José M. Tojeira
El Observatorio Universitario de Derechos Humanos (OUDH) de la UCA nos ha aportado abundantes datos sobre la violación de los derechos de la mujer en El Salvador en su último informe sobre los Derechos Humanos en el año 2021. Lo mismo podríamos decir de ORMUSA, que mantiene una interesante y permanente información sobre el mismo tema. Ambas fuentes de información nos revelan un problema cultural, el del machismo, que no hemos logrado resolver desde principio básico de la ética y la moral, aunque haya habido algunos avances en diversos sectores.
El OUDH nos dice en su informe que la tasa de agresión sexual en El Salvador durante el año 2021 alcanza la cifra de 58 agresiones por cada 100.000 habitantes. Una tasa considerada altamente epidémica, y a la que no se le presta la debida atención ni en el nivel educativo ni en el de las instituciones estatales, a pesar de lo grave que es el delito de agresión sexual y los traumas y problemas psicológicos, muchos de ellos de difícil curación, que puede engendrar. Tasa además, que en este tipo de delitos sólo suele mostrar una proporción pequeña del número de abusos cometidos. Pues según los estudios emprendidos en diversos países, incluso con mayor nivel educativo, la mayoría de las personas agredidas suelen tener miedo a denunciar a sus agresores.
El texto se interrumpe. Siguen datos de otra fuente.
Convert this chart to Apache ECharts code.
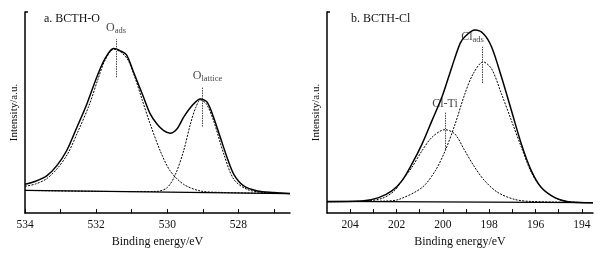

Bien porque viven con ellos, o bien por miedo, por vergüenza o por desconfianza de las instituciones
Al contemplar el número de agresiones impacta con dureza el ver la gran cantidad de niñas y adolescentes abusadas. El hecho de que la mayor parte de estos crímenes se cometan contra mujeres en edad fértil indica una terrible ausencia de conciencia moral y un componente de irrespeto a la vida y a esa dimensión sagrada de la misma que es la maternidad. Y reproduce a nivel de pareja esa tragedia humana, fuente de demasiados males, como lo es el hecho de valorar la fuerza bruta como la justificación de todo abuso. De hecho, en la Encuesta Nacional de Violencia Sexual realizada por la Dygestic y el Ministerio de Economía se nos decía que el 53% de las mujeres adolescentes y jóvenes encuestadas habían sufrido al menos un hecho de violencia sexual.
Los datos hablan con fuerza de la necesidad de entender la masculinidad de otra manera. Pero muy pocos tienen una idea clara de cómo se puede vivir la virilidad sin caer en el machismo. Por eso se habla poco del tema. A lo más que se llega es a hablar de la necesidad de respeto, pero sin fundamentar ni explicar el modo de vivir sin caer en la prepotencia de quien se considera superior, simplemente porque tiene más fuerza física
El problema es lo suficientemente grave como para que no se pueda solucionar con simples consejos de moralidad. Es necesaria una formación e información amplia sobre el tema y una receptividad mucho mayor de las instituciones frente a las personas ofendidas. La familia, la escuela, las asociaciones juveniles y las Iglesias tienen una enorme responsabilidad educativa en este terreno. Es en ellas donde se alcanza con mayor facilidad la conciencia de la igual dignidad de la persona, donde se adquiere sensibilidad frente al dolor ajeno y donde se aprende a dialogar y a convivir viendo la diversidad y las diferencias no como un obstáculo sino como un camino de complementariedad y enriquecimiento.
La educación sexual, como la educación para la ciudadanía y para la convivencia democrática, no pueden quedarse en recetarios de comportamiento y en moralidades abstractas. Deben partir de una concepción de la persona como un ser humano comunicativo, capaz de analizar y valorar sus sentimientos y educarlos en beneficio de todos. Con los datos que se nos dan, pasar indiferente ante el complejo de superioridad masculino y ante el abuso y la agresión a la mujer solo garantiza la perpetuación de la violencia. Con demasiada frecuencia pensamos que el castigo soluciona los problemas. Es un error, pues con demasiada frecuencia hay formas de burlar el castigo cuando el abuso se produce contra el más débil.
Aunque haya que castigar al agresor, lo más importante es crear una cultura en la que la igual dignidad entre los sexos se refleje realmente en el comportamiento cotidiano y en el funcionamiento de las instituciones. Y para crearla se necesita conocimiento, diálogo, formación y autocrítica. Y por supuesto caer en la cuenta de la gravedad y de las terribles consecuencias sociales del exceso de impunidad del que gozan unos crímenes, los sexuales, en los que el abuso y la brutalidad destruyen la conciencia de la igual dignidad humana.